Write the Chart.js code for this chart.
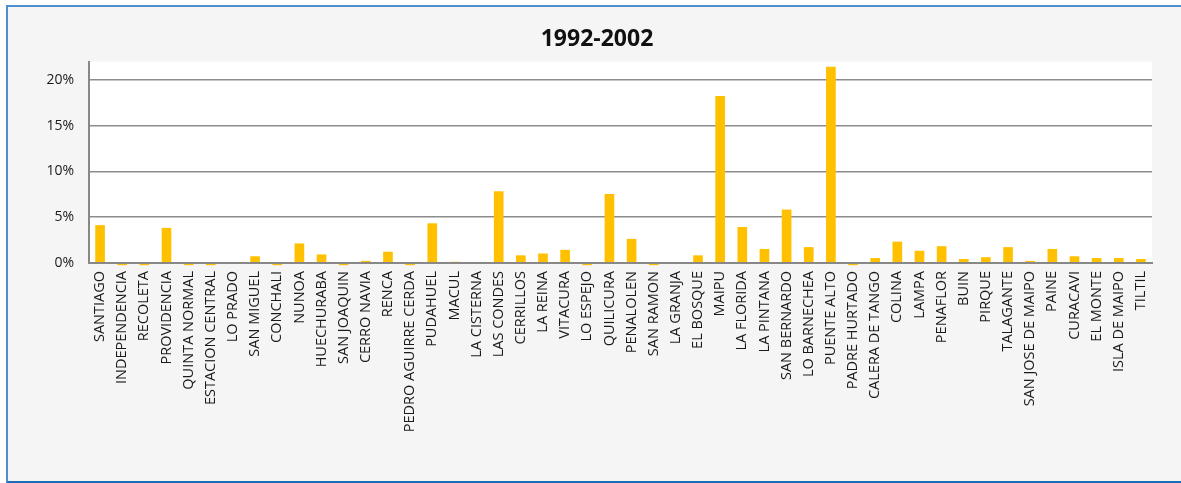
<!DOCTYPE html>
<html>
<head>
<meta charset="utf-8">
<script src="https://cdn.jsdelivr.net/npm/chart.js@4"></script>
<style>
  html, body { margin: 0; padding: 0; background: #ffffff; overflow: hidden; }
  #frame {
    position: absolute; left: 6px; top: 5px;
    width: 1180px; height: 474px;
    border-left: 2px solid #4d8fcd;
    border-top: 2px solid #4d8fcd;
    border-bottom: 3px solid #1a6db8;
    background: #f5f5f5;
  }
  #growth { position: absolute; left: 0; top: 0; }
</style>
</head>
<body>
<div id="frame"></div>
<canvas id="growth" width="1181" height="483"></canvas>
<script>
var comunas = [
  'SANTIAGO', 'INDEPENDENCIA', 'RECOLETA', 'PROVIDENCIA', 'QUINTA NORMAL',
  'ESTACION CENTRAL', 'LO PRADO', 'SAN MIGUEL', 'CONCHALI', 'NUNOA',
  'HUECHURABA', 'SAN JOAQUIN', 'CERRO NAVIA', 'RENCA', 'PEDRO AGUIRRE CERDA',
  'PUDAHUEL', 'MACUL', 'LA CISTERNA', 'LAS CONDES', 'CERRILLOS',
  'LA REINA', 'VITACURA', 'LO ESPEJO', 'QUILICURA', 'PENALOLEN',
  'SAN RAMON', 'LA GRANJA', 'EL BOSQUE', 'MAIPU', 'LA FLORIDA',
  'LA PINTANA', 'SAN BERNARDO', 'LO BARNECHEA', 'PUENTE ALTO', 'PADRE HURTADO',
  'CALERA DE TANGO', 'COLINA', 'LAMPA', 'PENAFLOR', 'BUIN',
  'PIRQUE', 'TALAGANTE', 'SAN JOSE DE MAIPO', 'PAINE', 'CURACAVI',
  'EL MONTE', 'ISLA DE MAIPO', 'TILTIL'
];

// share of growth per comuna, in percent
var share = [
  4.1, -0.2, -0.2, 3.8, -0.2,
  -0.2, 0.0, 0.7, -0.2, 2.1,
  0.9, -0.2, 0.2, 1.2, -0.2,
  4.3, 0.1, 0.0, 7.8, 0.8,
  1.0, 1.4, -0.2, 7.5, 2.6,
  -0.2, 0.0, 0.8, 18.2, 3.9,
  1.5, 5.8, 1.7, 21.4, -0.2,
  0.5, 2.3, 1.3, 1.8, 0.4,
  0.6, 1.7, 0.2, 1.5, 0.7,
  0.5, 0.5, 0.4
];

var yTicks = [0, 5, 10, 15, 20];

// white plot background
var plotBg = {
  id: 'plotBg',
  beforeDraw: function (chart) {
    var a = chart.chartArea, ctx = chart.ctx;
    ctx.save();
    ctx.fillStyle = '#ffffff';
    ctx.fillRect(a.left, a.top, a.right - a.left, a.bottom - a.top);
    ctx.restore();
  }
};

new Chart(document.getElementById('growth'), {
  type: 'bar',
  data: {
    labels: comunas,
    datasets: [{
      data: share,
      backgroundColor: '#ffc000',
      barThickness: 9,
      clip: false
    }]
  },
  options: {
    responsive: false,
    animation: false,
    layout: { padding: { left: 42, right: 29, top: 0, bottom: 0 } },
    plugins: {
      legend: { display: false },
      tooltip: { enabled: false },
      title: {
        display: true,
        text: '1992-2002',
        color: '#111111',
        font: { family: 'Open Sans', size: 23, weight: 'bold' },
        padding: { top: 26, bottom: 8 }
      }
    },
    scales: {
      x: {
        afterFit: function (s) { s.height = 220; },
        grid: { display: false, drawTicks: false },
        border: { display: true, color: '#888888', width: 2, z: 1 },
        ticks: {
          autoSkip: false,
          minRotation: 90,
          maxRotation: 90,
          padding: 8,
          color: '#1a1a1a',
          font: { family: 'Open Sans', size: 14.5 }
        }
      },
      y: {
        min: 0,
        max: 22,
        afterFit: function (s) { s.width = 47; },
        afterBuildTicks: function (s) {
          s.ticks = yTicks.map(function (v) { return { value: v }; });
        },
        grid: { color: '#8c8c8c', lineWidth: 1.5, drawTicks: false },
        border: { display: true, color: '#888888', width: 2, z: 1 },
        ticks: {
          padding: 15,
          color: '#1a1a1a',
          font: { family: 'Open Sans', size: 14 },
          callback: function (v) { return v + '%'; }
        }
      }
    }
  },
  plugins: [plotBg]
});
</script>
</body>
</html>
————
Return the material exactly as given, apart from the pictures.

■ Right answer
Write the Chart.js code for this chart.
<!DOCTYPE html>
<html>
<head>
<meta charset="utf-8">
<script src="https://cdn.jsdelivr.net/npm/chart.js@4"></script>
<style>
  html, body { margin: 0; padding: 0; background: #ffffff; overflow: hidden; }
  #frame {
    position: absolute; left: 6px; top: 5px;
    width: 1180px; height: 474px;
    border-left: 2px solid #4d8fcd;
    border-top: 2px solid #4d8fcd;
    border-bottom: 3px solid #1a6db8;
    background: #f5f5f5;
  }
  #growth { position: absolute; left: 0; top: 0; }
</style>
</head>
<body>
<div id="frame"></div>
<canvas id="growth" width="1181" height="483"></canvas>
<script>
var comunas = [
  'SANTIAGO', 'INDEPENDENCIA', 'RECOLETA', 'PROVIDENCIA', 'QUINTA NORMAL',
  'ESTACION CENTRAL', 'LO PRADO', 'SAN MIGUEL', 'CONCHALI', 'NUNOA',
  'HUECHURABA', 'SAN JOAQUIN', 'CERRO NAVIA', 'RENCA', 'PEDRO AGUIRRE CERDA',
  'PUDAHUEL', 'MACUL', 'LA CISTERNA', 'LAS CONDES', 'CERRILLOS',
  'LA REINA', 'VITACURA', 'LO ESPEJO', 'QUILICURA', 'PENALOLEN',
  'SAN RAMON', 'LA GRANJA', 'EL BOSQUE', 'MAIPU', 'LA FLORIDA',
  'LA PINTANA', 'SAN BERNARDO', 'LO BARNECHEA', 'PUENTE ALTO', 'PADRE HURTADO',
  'CALERA DE TANGO', 'COLINA', 'LAMPA', 'PENAFLOR', 'BUIN',
  'PIRQUE', 'TALAGANTE', 'SAN JOSE DE MAIPO', 'PAINE', 'CURACAVI',
  'EL MONTE', 'ISLA DE MAIPO', 'TILTIL'
];

// share of growth per comuna, in percent
var share = [
  4.1, -0.2, -0.2, 3.8, -0.2,
  -0.2, 0.0, 0.7, -0.2, 2.1,
  0.9, -0.2, 0.2, 1.2, -0.2,
  4.3, 0.1, 0.0, 7.8, 0.8,
  1.0, 1.4, -0.2, 7.5, 2.6,
  -0.2, 0.0, 0.8, 18.2, 3.9,
  1.5, 5.8, 1.7, 21.4, -0.2,
  0.5, 2.3, 1.3, 1.8, 0.4,
  0.6, 1.7, 0.2, 1.5, 0.7,
  0.5, 0.5, 0.4
];

var yTicks = [0, 5, 10, 15, 20];

// white plot background
var plotBg = {
  id: 'plotBg',
  beforeDraw: function (chart) {
    var a = chart.chartArea, ctx = chart.ctx;
    ctx.save();
    ctx.fillStyle = '#ffffff';
    ctx.fillRect(a.left, a.top, a.right - a.left, a.bottom - a.top);
    ctx.restore();
  }
};

new Chart(document.getElementById('growth'), {
  type: 'bar',
  data: {
    labels: comunas,
    datasets: [{
      data: share,
      backgroundColor: '#ffc000',
      barThickness: 9,
      clip: false
    }]
  },
  options: {
    responsive: false,
    animation: false,
    layout: { padding: { left: 42, right: 29, top: 0, bottom: 0 } },
    plugins: {
      legend: { display: false },
      tooltip: { enabled: false },
      title: {
        display: true,
        text: '1992-2002',
        color: '#111111',
        font: { family: 'Open Sans', size: 23, weight: 'bold' },
        padding: { top: 26, bottom: 8 }
      }
    },
    scales: {
      x: {
        afterFit: function (s) { s.height = 220; },
        grid: { display: false, drawTicks: false },
        border: { display: true, color: '#888888', width: 2, z: 1 },
        ticks: {
          autoSkip: false,
          minRotation: 90,
          maxRotation: 90,
          padding: 8,
          color: '#1a1a1a',
          font: { family: 'Open Sans', size: 14.5 }
        }
      },
      y: {
        min: 0,
        max: 22,
        afterFit: function (s) { s.width = 47; },
        afterBuildTicks: function (s) {
          s.ticks = yTicks.map(function (v) { return { value: v }; });
        },
        grid: { color: '#8c8c8c', lineWidth: 1.5, drawTicks: false },
        border: { display: true, color: '#888888', width: 2, z: 1 },
        ticks: {
          padding: 15,
          color: '#1a1a1a',
          font: { family: 'Open Sans', size: 14 },
          callback: function (v) { return v + '%'; }
        }
      }
    }
  },
  plugins: [plotBg]
});
</script>
</body>
</html>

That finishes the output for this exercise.